De "cagão", o general Marco Antonio Freire Gomes não tem nada, a julgar pelo que teria dito nas sete horas em que prestou depoimento na condição de testemunha à Polícia Federal (PF), na sexta-feira (1º).
A expressão de baixo calão que abre este texto, vale lembrar, foi utilizada pelo ex-ministro Walter Braga Netto em referência ao colega de farda na troca de mensagens com o major Ailton Gonçalves Moraes Barros, conforme revelado pela Operação Tempus Veritatis. Comandante do Exército em 2022, Freire Gomes se negara à embarcar na aventura golpista.
No depoimento à PF, o general não ficou em silêncio, ao contrário de muitos que compareceram à sede da PF, em Brasília - inclusive o ex-presidente Jair Bolsonaro. O militar respondeu a todas as perguntas feitas pelos investigadores.
E é isso que provoca calafrios aos envolvidos na trama de ruptura da ordem institucional: os detalhes que ele pode ter revelado dariam a amálgama que os investigadores precisam para colar as peças do quebra-cabeça do plano.
Freire Gomes teria confirmado participação em reuniões com o presidente nas quais foi discutida a minuta do golpe, o documento (ou os documentos) que daria (dariam) base jurídica para que a Constituição fosse rasgada.

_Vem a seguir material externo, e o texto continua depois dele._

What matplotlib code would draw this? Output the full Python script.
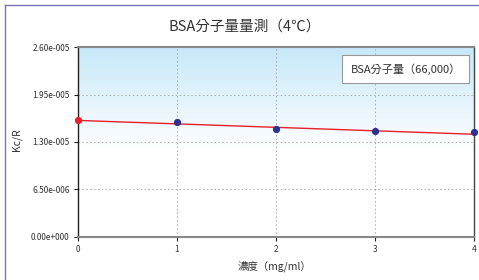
import matplotlib
matplotlib.use("Agg")
import matplotlib.pyplot as plt
import numpy as np
from matplotlib.colors import LinearSegmentedColormap
from matplotlib.lines import Line2D

plt.rcParams['font.family'] = ['Noto Sans CJK TC', 'DejaVu Sans']

# Data
conc = [1, 2, 3, 4]
kc_r = [1.573e-5, 1.477e-5, 1.443e-5, 1.432e-5]
fit_x = [0, 4]
fit_y = [1.595e-5, 1.405e-5]
intercept_x = [0]
intercept_y = [1.595e-5]
yticks = [0, 6.5e-6, 1.3e-5, 1.95e-5, 2.6e-5]
ytick_labels = ['0.00e+000', '6.50e-006', '1.30e-005', '1.95e-005', '2.60e-005']
xticks = [0, 1, 2, 3, 4]
title = 'BSA分子量量測（4℃）'
legend_text = 'BSA分子量（66,000）'
xlabel = '濃度（mg/ml）'
ylabel = 'Kc/R'

fig = plt.figure(figsize=(4.79, 2.80), dpi=100)
ax = fig.add_axes([78/479, 1-236.5/280, (474-78)/479, (236.5-47.3)/280])

# gradient background
cmap = LinearSegmentedColormap.from_list('bg', [(0, '#ffffff'), (0.45, '#ffffff'), (1.0, '#c6e8f9')])
grad = np.linspace(0, 1, 256).reshape(-1, 1)
ax.imshow(grad, aspect='auto', cmap=cmap, origin='lower',
          extent=[0, 1, 0, 1], transform=ax.transAxes, zorder=0)

ax.set_xlim(0, 4)
ax.set_ylim(0, 2.6e-5)
ax.set_xticks(xticks)
ax.set_xticklabels([str(v) for v in xticks], fontsize=6, color='#333333')
ax.set_yticks(yticks)
ax.set_yticklabels(ytick_labels, fontsize=6, color='#333333')
ax.tick_params(axis='both', length=3, width=0.8, color='#222222', pad=3, direction='out')

for v in [1, 2, 3]:
    ax.axvline(v, color='#aaaaaa', lw=0.7, ls=(0, (1.5, 2.5)), zorder=1)
for v in yticks[1:4]:
    ax.axhline(v, color='#aaaaaa', lw=0.7, ls=(0, (1.5, 2.5)), zorder=1)

ax.spines['left'].set_color('#222222'); ax.spines['left'].set_linewidth(1.0)
ax.spines['right'].set_color('#444444'); ax.spines['right'].set_linewidth(1.0)
ax.spines['top'].set_color('#888888'); ax.spines['top'].set_linewidth(1.5)
ax.spines['bottom'].set_color('#888888'); ax.spines['bottom'].set_linewidth(1.5)

ax.plot(fit_x, fit_y, color='#e8202a', lw=1.0, zorder=3, clip_on=False)
ax.plot(intercept_x, intercept_y, 'o', color='#e8202a', ms=4.2, zorder=4, clip_on=False)
ax.plot(conc, kc_r, 'o', color='#2e3192', ms=4.2, lw=0, zorder=4, clip_on=False)

ax.text((405.5-78)/396, (236.5-69)/189.2, legend_text, transform=ax.transAxes,
        ha='center', va='center', fontsize=8, color='#333333',
        bbox=dict(boxstyle='square,pad=0.75', fc='white', ec='#999999', lw=0.8), zorder=5)

fig.text(245/479, 1-27/280, title, ha='center', va='center', fontsize=10.5, color='#333333')
fig.text(17/479, 1-140/280, ylabel, ha='center', va='center', rotation=90, fontsize=7.5, color='#333333')
fig.text(275/479, 1-266/280, xlabel, ha='center', va='center', fontsize=7.5, color='#333333')

# figure frame lines (left & top)
fig.add_artist(Line2D([5/479, 5/479], [0, 1-4.5/280], color='#7a72b8', lw=1.0, transform=fig.transFigure))
fig.add_artist(Line2D([5/479, 1], [1-4.5/280, 1-4.5/280], color='#7a72b8', lw=1.0, transform=fig.transFigure))

fig.savefig('out.png', dpi=100)
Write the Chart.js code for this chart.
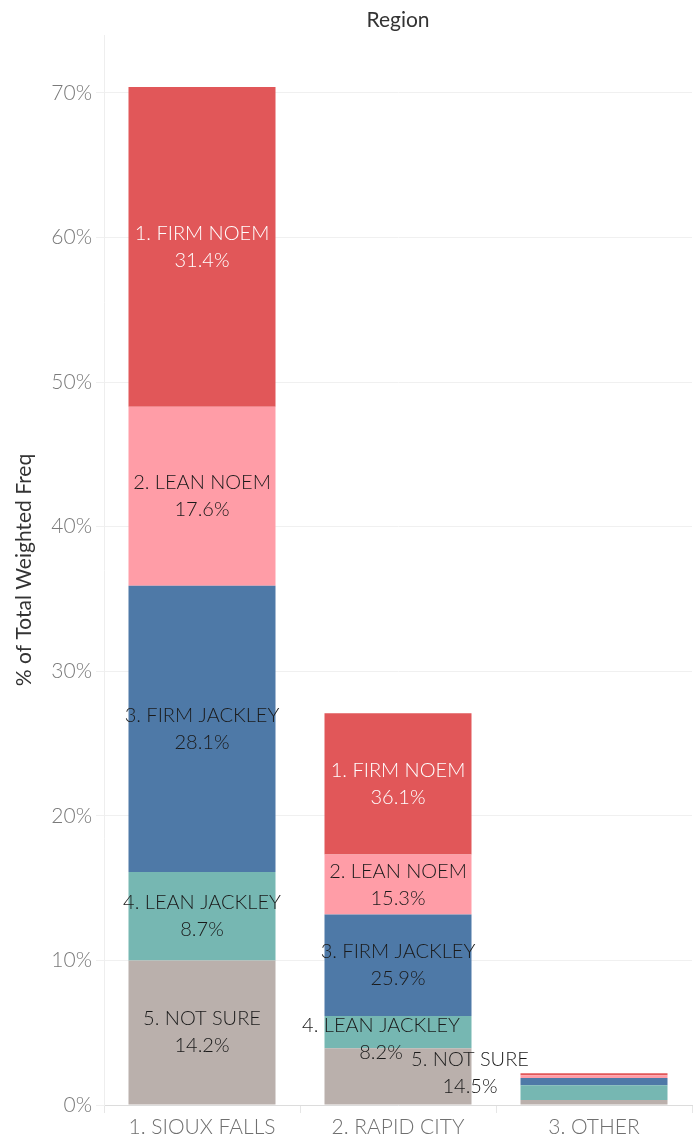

É mais do que palavra de general. O que Freire Gomes diz carrega o peso simbólico de ter sido o comandante do Exército, instituição que goza de respeito da maior parte dos brasileiros, mas que Bolsonaro e alguns de seus assessores tentaram corromper. Política e caserna sempre foram, na história brasileira, uma combinação tóxica - e quem, em geral, sai perdendo, ainda que só o tempo permita essa percepção, costuma ser as Forças Armadas.
Ao se opor ao golpe, Freire Gomes honrou a farda. E, segundo o jornalista Roberto Godoy, do Estadão, ele teria resistido à intentona ao mesmo tempo em que vivia, no aspecto pessoal, um momento também de extrema pressão: sua mãe, Maria, estava enferma.
Será chamado de "traidor" ou de "melancia", como costumam ser classificados pelos adversários os militares "verdes por fora, mas vermelhos (comunistas) por dentro". Mas, enquanto muitos se calam, ele teria sido não apenas um dos únicos a levantar a voz contra o golpe. É aquele que ainda segue falando.